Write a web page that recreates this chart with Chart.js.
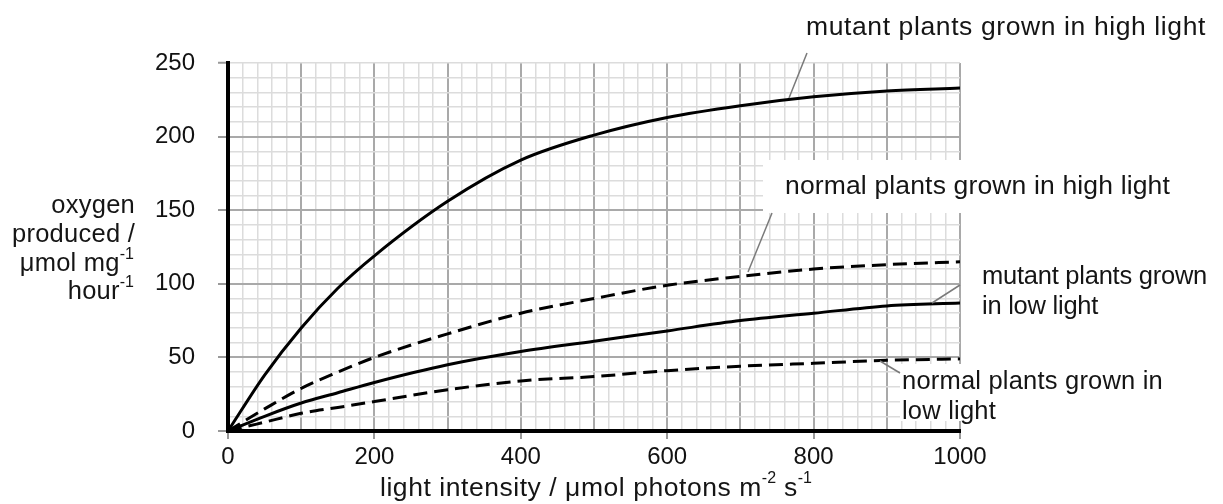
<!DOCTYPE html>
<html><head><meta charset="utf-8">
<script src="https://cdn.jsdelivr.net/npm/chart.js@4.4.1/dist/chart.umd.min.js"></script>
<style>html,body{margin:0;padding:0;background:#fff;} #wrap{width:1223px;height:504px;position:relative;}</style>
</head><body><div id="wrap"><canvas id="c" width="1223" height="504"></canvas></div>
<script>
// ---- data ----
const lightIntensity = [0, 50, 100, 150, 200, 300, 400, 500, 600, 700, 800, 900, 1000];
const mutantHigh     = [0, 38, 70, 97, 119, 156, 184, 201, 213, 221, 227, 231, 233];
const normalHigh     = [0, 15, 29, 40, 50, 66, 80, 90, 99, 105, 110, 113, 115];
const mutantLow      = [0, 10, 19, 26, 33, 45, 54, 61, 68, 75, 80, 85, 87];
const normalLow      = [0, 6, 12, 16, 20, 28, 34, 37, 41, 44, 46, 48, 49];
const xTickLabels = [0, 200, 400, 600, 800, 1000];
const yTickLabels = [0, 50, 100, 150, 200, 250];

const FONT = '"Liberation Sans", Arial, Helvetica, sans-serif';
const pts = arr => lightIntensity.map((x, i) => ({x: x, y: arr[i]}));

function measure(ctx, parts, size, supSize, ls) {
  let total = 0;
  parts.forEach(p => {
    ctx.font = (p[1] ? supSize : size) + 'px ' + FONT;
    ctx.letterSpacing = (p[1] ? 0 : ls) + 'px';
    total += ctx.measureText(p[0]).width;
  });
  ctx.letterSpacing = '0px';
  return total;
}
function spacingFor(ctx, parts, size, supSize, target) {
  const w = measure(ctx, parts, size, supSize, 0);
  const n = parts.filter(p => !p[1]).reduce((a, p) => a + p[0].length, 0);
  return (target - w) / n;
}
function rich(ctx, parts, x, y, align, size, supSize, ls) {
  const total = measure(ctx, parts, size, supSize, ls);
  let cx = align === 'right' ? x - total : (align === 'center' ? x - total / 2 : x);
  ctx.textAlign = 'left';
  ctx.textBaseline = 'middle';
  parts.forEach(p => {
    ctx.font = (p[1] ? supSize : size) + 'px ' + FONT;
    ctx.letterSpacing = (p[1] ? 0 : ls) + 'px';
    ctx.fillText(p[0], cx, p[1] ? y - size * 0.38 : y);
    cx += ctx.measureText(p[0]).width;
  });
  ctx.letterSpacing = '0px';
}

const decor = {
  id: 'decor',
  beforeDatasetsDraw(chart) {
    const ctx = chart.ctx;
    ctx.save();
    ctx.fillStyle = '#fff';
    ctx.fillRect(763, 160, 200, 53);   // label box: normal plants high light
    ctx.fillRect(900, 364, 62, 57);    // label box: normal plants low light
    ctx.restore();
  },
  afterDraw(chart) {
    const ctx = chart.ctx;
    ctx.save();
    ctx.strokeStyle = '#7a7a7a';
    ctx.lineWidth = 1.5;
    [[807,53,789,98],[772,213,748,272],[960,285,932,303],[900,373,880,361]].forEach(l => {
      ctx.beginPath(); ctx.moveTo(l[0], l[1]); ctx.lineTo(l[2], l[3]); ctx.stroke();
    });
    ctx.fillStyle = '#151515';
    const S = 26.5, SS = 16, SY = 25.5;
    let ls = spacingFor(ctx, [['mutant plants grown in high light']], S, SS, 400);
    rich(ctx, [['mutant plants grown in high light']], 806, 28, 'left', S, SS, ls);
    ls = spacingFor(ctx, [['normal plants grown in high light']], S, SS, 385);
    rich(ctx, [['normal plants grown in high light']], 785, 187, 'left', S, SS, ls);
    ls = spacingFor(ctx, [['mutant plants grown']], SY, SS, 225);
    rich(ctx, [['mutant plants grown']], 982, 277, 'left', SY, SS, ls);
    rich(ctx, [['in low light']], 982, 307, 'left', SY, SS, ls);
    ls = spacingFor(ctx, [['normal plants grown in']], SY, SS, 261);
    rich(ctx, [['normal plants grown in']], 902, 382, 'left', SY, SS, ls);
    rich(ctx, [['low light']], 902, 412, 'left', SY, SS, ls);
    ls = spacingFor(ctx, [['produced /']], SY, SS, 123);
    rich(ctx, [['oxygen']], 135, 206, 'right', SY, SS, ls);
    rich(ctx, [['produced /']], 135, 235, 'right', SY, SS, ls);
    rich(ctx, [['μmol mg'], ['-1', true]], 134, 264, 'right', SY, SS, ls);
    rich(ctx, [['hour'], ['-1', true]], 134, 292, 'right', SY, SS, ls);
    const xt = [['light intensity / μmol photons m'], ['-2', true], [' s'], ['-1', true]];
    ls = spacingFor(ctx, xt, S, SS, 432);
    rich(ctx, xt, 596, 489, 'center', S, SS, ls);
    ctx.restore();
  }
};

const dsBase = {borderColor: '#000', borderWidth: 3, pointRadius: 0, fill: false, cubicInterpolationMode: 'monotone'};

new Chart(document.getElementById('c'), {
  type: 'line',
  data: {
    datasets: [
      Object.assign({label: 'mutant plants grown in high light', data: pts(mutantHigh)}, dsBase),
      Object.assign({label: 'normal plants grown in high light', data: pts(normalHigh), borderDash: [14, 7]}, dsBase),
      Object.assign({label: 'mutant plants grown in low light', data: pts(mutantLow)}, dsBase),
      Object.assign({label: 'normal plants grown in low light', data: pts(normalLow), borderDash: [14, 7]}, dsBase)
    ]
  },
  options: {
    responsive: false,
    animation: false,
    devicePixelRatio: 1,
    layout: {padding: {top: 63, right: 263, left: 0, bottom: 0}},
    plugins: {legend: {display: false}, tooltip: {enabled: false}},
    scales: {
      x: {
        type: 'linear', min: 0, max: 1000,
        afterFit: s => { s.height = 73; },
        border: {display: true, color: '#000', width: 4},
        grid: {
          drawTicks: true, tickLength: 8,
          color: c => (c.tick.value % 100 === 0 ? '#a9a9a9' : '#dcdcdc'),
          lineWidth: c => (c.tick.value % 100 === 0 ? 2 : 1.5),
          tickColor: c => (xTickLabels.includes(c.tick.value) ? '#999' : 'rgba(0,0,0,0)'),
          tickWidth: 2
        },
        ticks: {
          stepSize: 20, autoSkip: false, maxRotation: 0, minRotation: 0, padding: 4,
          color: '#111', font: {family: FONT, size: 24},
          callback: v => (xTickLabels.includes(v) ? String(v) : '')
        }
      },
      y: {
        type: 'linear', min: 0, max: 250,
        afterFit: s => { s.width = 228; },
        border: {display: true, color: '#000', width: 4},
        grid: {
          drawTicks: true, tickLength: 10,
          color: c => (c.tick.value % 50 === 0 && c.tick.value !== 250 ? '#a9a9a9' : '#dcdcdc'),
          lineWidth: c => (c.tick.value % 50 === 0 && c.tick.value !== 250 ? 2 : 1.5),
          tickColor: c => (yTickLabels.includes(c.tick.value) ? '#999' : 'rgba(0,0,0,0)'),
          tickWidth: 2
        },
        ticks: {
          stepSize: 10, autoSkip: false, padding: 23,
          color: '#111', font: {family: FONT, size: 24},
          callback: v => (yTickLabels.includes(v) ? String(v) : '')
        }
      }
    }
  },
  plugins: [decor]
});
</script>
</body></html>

_____

Output a faithful copy of the data, with each picture left out.

The solution:
Write a web page that recreates this chart with Chart.js.
<!DOCTYPE html>
<html><head><meta charset="utf-8">
<script src="https://cdn.jsdelivr.net/npm/chart.js@4.4.1/dist/chart.umd.min.js"></script>
<style>html,body{margin:0;padding:0;background:#fff;} #wrap{width:1223px;height:504px;position:relative;}</style>
</head><body><div id="wrap"><canvas id="c" width="1223" height="504"></canvas></div>
<script>
// ---- data ----
const lightIntensity = [0, 50, 100, 150, 200, 300, 400, 500, 600, 700, 800, 900, 1000];
const mutantHigh     = [0, 38, 70, 97, 119, 156, 184, 201, 213, 221, 227, 231, 233];
const normalHigh     = [0, 15, 29, 40, 50, 66, 80, 90, 99, 105, 110, 113, 115];
const mutantLow      = [0, 10, 19, 26, 33, 45, 54, 61, 68, 75, 80, 85, 87];
const normalLow      = [0, 6, 12, 16, 20, 28, 34, 37, 41, 44, 46, 48, 49];
const xTickLabels = [0, 200, 400, 600, 800, 1000];
const yTickLabels = [0, 50, 100, 150, 200, 250];

const FONT = '"Liberation Sans", Arial, Helvetica, sans-serif';
const pts = arr => lightIntensity.map((x, i) => ({x: x, y: arr[i]}));

function measure(ctx, parts, size, supSize, ls) {
  let total = 0;
  parts.forEach(p => {
    ctx.font = (p[1] ? supSize : size) + 'px ' + FONT;
    ctx.letterSpacing = (p[1] ? 0 : ls) + 'px';
    total += ctx.measureText(p[0]).width;
  });
  ctx.letterSpacing = '0px';
  return total;
}
function spacingFor(ctx, parts, size, supSize, target) {
  const w = measure(ctx, parts, size, supSize, 0);
  const n = parts.filter(p => !p[1]).reduce((a, p) => a + p[0].length, 0);
  return (target - w) / n;
}
function rich(ctx, parts, x, y, align, size, supSize, ls) {
  const total = measure(ctx, parts, size, supSize, ls);
  let cx = align === 'right' ? x - total : (align === 'center' ? x - total / 2 : x);
  ctx.textAlign = 'left';
  ctx.textBaseline = 'middle';
  parts.forEach(p => {
    ctx.font = (p[1] ? supSize : size) + 'px ' + FONT;
    ctx.letterSpacing = (p[1] ? 0 : ls) + 'px';
    ctx.fillText(p[0], cx, p[1] ? y - size * 0.38 : y);
    cx += ctx.measureText(p[0]).width;
  });
  ctx.letterSpacing = '0px';
}

const decor = {
  id: 'decor',
  beforeDatasetsDraw(chart) {
    const ctx = chart.ctx;
    ctx.save();
    ctx.fillStyle = '#fff';
    ctx.fillRect(763, 160, 200, 53);   // label box: normal plants high light
    ctx.fillRect(900, 364, 62, 57);    // label box: normal plants low light
    ctx.restore();
  },
  afterDraw(chart) {
    const ctx = chart.ctx;
    ctx.save();
    ctx.strokeStyle = '#7a7a7a';
    ctx.lineWidth = 1.5;
    [[807,53,789,98],[772,213,748,272],[960,285,932,303],[900,373,880,361]].forEach(l => {
      ctx.beginPath(); ctx.moveTo(l[0], l[1]); ctx.lineTo(l[2], l[3]); ctx.stroke();
    });
    ctx.fillStyle = '#151515';
    const S = 26.5, SS = 16, SY = 25.5;
    let ls = spacingFor(ctx, [['mutant plants grown in high light']], S, SS, 400);
    rich(ctx, [['mutant plants grown in high light']], 806, 28, 'left', S, SS, ls);
    ls = spacingFor(ctx, [['normal plants grown in high light']], S, SS, 385);
    rich(ctx, [['normal plants grown in high light']], 785, 187, 'left', S, SS, ls);
    ls = spacingFor(ctx, [['mutant plants grown']], SY, SS, 225);
    rich(ctx, [['mutant plants grown']], 982, 277, 'left', SY, SS, ls);
    rich(ctx, [['in low light']], 982, 307, 'left', SY, SS, ls);
    ls = spacingFor(ctx, [['normal plants grown in']], SY, SS, 261);
    rich(ctx, [['normal plants grown in']], 902, 382, 'left', SY, SS, ls);
    rich(ctx, [['low light']], 902, 412, 'left', SY, SS, ls);
    ls = spacingFor(ctx, [['produced /']], SY, SS, 123);
    rich(ctx, [['oxygen']], 135, 206, 'right', SY, SS, ls);
    rich(ctx, [['produced /']], 135, 235, 'right', SY, SS, ls);
    rich(ctx, [['μmol mg'], ['-1', true]], 134, 264, 'right', SY, SS, ls);
    rich(ctx, [['hour'], ['-1', true]], 134, 292, 'right', SY, SS, ls);
    const xt = [['light intensity / μmol photons m'], ['-2', true], [' s'], ['-1', true]];
    ls = spacingFor(ctx, xt, S, SS, 432);
    rich(ctx, xt, 596, 489, 'center', S, SS, ls);
    ctx.restore();
  }
};

const dsBase = {borderColor: '#000', borderWidth: 3, pointRadius: 0, fill: false, cubicInterpolationMode: 'monotone'};

new Chart(document.getElementById('c'), {
  type: 'line',
  data: {
    datasets: [
      Object.assign({label: 'mutant plants grown in high light', data: pts(mutantHigh)}, dsBase),
      Object.assign({label: 'normal plants grown in high light', data: pts(normalHigh), borderDash: [14, 7]}, dsBase),
      Object.assign({label: 'mutant plants grown in low light', data: pts(mutantLow)}, dsBase),
      Object.assign({label: 'normal plants grown in low light', data: pts(normalLow), borderDash: [14, 7]}, dsBase)
    ]
  },
  options: {
    responsive: false,
    animation: false,
    devicePixelRatio: 1,
    layout: {padding: {top: 63, right: 263, left: 0, bottom: 0}},
    plugins: {legend: {display: false}, tooltip: {enabled: false}},
    scales: {
      x: {
        type: 'linear', min: 0, max: 1000,
        afterFit: s => { s.height = 73; },
        border: {display: true, color: '#000', width: 4},
        grid: {
          drawTicks: true, tickLength: 8,
          color: c => (c.tick.value % 100 === 0 ? '#a9a9a9' : '#dcdcdc'),
          lineWidth: c => (c.tick.value % 100 === 0 ? 2 : 1.5),
          tickColor: c => (xTickLabels.includes(c.tick.value) ? '#999' : 'rgba(0,0,0,0)'),
          tickWidth: 2
        },
        ticks: {
          stepSize: 20, autoSkip: false, maxRotation: 0, minRotation: 0, padding: 4,
          color: '#111', font: {family: FONT, size: 24},
          callback: v => (xTickLabels.includes(v) ? String(v) : '')
        }
      },
      y: {
        type: 'linear', min: 0, max: 250,
        afterFit: s => { s.width = 228; },
        border: {display: true, color: '#000', width: 4},
        grid: {
          drawTicks: true, tickLength: 10,
          color: c => (c.tick.value % 50 === 0 && c.tick.value !== 250 ? '#a9a9a9' : '#dcdcdc'),
          lineWidth: c => (c.tick.value % 50 === 0 && c.tick.value !== 250 ? 2 : 1.5),
          tickColor: c => (yTickLabels.includes(c.tick.value) ? '#999' : 'rgba(0,0,0,0)'),
          tickWidth: 2
        },
        ticks: {
          stepSize: 10, autoSkip: false, padding: 23,
          color: '#111', font: {family: FONT, size: 24},
          callback: v => (yTickLabels.includes(v) ? String(v) : '')
        }
      }
    }
  },
  plugins: [decor]
});
</script>
</body></html>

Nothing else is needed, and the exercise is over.